__Collected data__:
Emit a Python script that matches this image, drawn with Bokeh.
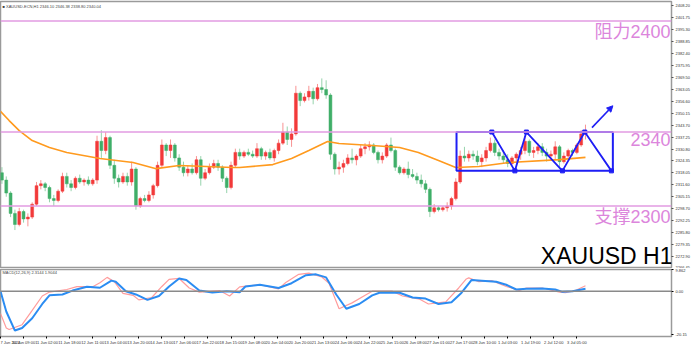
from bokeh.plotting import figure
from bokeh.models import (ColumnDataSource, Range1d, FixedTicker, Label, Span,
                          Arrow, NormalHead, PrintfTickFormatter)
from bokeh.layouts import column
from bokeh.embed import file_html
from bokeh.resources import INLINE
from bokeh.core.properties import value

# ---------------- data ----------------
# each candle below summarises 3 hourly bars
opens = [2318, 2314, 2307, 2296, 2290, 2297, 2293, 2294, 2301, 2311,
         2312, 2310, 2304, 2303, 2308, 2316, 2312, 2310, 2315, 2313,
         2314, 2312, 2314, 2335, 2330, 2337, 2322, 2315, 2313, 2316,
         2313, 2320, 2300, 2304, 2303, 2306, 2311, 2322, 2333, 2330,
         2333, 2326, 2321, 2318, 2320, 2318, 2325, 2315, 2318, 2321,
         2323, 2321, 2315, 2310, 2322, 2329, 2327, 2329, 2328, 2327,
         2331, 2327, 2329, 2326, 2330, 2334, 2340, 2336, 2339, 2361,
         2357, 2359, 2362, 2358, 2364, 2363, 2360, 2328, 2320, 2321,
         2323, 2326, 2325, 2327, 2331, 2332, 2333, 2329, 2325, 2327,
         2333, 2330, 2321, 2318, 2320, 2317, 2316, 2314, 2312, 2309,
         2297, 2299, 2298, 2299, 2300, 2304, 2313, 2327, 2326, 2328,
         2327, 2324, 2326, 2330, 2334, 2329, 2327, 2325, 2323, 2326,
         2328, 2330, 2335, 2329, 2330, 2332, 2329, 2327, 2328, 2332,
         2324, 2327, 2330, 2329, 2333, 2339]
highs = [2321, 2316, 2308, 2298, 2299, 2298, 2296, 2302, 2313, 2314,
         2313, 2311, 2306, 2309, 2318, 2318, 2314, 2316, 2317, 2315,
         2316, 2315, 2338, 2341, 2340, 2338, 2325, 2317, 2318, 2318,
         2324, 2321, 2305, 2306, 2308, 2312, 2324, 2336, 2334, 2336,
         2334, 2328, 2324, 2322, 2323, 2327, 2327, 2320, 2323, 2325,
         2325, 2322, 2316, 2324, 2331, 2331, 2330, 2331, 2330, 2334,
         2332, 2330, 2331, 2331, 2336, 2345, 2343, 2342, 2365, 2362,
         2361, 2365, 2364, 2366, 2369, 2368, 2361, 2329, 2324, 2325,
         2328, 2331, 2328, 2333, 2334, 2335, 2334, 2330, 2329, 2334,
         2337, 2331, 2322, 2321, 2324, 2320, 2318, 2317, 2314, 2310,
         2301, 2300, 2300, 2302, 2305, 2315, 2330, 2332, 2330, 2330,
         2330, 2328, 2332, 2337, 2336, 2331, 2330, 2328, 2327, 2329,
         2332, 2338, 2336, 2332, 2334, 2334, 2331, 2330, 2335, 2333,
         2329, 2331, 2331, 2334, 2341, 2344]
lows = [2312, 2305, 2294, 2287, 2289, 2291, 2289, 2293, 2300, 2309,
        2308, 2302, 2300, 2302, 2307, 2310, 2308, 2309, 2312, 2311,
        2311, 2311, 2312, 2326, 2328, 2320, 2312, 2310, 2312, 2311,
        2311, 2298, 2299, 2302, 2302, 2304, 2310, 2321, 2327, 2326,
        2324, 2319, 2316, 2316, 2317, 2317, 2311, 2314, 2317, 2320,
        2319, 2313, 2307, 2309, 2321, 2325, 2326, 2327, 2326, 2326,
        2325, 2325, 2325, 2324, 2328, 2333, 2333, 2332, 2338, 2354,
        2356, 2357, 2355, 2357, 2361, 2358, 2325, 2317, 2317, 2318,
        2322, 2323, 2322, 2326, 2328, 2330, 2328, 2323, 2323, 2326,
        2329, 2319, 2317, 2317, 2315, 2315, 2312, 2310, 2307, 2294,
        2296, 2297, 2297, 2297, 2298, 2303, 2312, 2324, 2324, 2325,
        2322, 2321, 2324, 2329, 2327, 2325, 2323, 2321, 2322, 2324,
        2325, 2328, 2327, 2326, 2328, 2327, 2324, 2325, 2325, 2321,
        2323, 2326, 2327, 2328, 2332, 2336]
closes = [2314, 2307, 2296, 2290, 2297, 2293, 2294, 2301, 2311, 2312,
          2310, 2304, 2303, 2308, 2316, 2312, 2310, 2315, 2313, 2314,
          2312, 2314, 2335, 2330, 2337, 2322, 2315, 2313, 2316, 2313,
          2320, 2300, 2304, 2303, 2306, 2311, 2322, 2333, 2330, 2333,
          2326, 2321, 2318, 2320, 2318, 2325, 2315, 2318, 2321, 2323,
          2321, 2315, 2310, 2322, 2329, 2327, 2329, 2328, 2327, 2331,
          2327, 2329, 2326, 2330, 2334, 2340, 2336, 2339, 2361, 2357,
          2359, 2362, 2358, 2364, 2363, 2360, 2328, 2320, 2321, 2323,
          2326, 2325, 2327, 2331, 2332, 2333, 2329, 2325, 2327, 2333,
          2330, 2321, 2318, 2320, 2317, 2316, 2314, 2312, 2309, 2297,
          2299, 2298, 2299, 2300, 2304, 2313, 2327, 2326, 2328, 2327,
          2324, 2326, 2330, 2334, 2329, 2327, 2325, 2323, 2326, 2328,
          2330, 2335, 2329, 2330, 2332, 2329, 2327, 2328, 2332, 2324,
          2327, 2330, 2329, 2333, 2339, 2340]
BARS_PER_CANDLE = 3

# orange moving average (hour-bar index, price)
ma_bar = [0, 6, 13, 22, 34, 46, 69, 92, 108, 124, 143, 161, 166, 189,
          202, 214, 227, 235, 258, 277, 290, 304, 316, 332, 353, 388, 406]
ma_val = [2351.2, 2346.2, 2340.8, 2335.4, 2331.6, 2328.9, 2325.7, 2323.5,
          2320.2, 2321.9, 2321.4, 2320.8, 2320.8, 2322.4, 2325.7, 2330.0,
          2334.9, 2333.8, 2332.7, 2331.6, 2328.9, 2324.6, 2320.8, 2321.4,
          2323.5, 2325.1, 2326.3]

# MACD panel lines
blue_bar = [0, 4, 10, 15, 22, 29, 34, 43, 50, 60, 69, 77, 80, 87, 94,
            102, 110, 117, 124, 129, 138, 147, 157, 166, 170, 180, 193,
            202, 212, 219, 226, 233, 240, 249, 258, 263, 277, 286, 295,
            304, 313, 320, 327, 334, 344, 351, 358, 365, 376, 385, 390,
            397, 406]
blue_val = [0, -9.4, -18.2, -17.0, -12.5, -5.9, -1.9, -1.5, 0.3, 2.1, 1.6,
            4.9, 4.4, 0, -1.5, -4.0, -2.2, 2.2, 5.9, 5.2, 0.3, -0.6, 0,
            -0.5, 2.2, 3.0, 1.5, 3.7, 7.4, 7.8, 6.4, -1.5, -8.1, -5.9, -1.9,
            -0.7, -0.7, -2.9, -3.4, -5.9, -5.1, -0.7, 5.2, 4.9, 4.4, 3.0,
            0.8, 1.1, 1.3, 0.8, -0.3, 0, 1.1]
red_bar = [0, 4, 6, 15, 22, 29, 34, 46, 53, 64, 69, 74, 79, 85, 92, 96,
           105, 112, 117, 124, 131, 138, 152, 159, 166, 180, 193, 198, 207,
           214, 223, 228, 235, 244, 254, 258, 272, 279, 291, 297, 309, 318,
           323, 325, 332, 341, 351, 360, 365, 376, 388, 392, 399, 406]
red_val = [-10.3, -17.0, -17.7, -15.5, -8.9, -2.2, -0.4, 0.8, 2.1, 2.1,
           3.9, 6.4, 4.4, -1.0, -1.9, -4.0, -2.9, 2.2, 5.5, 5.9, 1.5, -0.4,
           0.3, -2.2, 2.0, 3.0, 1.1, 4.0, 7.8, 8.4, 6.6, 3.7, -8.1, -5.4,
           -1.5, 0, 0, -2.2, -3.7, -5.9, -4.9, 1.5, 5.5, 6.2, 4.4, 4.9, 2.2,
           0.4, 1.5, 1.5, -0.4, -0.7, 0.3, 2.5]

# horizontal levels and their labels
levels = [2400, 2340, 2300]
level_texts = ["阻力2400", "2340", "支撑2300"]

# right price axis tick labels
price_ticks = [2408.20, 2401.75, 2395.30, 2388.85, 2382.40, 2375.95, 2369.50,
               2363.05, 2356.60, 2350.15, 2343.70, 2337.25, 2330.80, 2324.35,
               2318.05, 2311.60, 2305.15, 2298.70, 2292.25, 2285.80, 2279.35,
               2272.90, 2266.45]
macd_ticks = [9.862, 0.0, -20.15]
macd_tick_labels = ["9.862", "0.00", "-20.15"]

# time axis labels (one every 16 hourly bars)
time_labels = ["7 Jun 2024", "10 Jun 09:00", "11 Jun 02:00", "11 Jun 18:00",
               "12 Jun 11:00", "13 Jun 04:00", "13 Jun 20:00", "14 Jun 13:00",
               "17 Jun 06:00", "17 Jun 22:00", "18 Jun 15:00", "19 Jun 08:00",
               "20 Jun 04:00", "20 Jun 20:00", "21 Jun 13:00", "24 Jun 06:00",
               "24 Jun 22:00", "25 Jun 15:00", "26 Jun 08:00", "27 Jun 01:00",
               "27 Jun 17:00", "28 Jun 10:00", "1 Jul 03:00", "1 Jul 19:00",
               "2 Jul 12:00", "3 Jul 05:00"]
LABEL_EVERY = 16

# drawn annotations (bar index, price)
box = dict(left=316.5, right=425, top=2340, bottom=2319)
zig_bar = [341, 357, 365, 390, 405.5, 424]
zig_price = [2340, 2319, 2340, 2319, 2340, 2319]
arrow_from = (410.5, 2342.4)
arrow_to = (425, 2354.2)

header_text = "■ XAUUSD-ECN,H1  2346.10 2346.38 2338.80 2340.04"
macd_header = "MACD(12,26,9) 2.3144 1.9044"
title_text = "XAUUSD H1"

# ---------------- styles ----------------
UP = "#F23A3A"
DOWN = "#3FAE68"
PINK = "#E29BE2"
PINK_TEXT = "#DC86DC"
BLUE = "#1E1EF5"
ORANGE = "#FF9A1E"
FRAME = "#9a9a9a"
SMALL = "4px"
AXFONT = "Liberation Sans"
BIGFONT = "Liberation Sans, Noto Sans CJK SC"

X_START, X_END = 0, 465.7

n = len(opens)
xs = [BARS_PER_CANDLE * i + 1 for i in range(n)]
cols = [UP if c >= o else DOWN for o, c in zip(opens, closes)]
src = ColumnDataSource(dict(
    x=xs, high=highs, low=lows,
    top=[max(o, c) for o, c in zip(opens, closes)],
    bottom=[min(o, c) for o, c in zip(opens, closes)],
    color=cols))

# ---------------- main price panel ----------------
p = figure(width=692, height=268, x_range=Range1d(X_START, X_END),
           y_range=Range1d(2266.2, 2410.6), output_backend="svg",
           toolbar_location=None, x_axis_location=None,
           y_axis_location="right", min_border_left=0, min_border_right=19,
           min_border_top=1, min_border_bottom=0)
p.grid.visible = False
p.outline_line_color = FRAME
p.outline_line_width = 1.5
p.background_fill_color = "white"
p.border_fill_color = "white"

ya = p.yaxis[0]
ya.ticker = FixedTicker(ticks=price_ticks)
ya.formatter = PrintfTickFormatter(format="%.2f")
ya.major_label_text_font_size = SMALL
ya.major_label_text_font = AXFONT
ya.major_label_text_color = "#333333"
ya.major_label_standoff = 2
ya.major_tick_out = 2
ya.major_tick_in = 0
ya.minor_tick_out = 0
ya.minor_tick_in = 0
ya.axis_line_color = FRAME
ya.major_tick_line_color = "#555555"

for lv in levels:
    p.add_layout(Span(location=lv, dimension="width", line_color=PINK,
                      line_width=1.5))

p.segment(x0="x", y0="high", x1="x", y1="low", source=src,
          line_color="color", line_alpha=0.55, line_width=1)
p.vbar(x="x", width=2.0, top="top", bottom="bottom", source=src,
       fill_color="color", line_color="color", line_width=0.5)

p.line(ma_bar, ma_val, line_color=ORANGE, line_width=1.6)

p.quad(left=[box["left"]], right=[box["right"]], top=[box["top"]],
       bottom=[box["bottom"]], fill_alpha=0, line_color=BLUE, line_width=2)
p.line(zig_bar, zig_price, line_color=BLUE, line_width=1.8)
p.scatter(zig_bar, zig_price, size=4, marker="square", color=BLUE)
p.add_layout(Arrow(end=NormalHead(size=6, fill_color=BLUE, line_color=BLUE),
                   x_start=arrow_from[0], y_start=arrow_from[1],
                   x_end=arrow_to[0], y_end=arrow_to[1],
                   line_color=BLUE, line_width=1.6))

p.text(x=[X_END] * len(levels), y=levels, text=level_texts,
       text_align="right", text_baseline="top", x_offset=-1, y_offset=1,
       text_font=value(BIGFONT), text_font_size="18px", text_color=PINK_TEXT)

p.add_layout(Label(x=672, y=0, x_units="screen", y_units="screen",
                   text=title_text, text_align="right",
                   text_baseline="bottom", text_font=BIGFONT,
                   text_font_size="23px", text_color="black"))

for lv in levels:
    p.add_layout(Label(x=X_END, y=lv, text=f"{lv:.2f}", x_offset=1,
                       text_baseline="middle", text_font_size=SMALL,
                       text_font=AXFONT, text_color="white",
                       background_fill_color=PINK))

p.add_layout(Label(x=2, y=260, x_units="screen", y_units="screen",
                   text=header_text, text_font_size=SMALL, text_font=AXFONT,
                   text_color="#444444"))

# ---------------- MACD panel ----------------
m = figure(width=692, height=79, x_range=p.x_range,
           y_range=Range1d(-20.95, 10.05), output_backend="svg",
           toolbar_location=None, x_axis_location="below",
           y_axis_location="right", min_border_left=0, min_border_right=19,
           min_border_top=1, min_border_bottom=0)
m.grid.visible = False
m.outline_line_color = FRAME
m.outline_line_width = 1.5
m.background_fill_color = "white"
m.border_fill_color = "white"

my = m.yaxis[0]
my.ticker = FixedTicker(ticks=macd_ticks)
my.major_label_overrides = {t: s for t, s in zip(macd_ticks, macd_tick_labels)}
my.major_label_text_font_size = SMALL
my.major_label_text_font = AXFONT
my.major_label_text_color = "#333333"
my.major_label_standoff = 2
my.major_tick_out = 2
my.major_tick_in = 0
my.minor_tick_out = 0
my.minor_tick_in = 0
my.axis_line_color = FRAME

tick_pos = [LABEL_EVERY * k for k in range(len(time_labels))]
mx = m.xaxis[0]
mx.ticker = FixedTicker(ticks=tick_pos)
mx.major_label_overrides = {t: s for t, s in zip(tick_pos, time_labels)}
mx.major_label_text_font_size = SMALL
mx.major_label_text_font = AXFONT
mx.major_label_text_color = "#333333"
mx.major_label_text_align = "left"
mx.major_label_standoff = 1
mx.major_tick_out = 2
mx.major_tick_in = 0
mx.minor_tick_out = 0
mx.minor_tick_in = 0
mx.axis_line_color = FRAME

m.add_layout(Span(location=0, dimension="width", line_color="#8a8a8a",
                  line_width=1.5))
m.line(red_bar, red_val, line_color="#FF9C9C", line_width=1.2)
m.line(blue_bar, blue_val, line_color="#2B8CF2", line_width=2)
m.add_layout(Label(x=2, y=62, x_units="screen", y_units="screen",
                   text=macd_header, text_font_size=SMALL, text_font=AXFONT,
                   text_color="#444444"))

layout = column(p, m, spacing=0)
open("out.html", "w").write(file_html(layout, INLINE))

__The request__:
Repeat the lines above, starting at the first and stopping after the line that holds "from bokeh.core.properties import value", with the pictures left out.

__Expected output__:
Emit a Python script that matches this image, drawn with Bokeh.
from bokeh.plotting import figure
from bokeh.models import (ColumnDataSource, Range1d, FixedTicker, Label, Span,
                          Arrow, NormalHead, PrintfTickFormatter)
from bokeh.layouts import column
from bokeh.embed import file_html
from bokeh.resources import INLINE
from bokeh.core.properties import value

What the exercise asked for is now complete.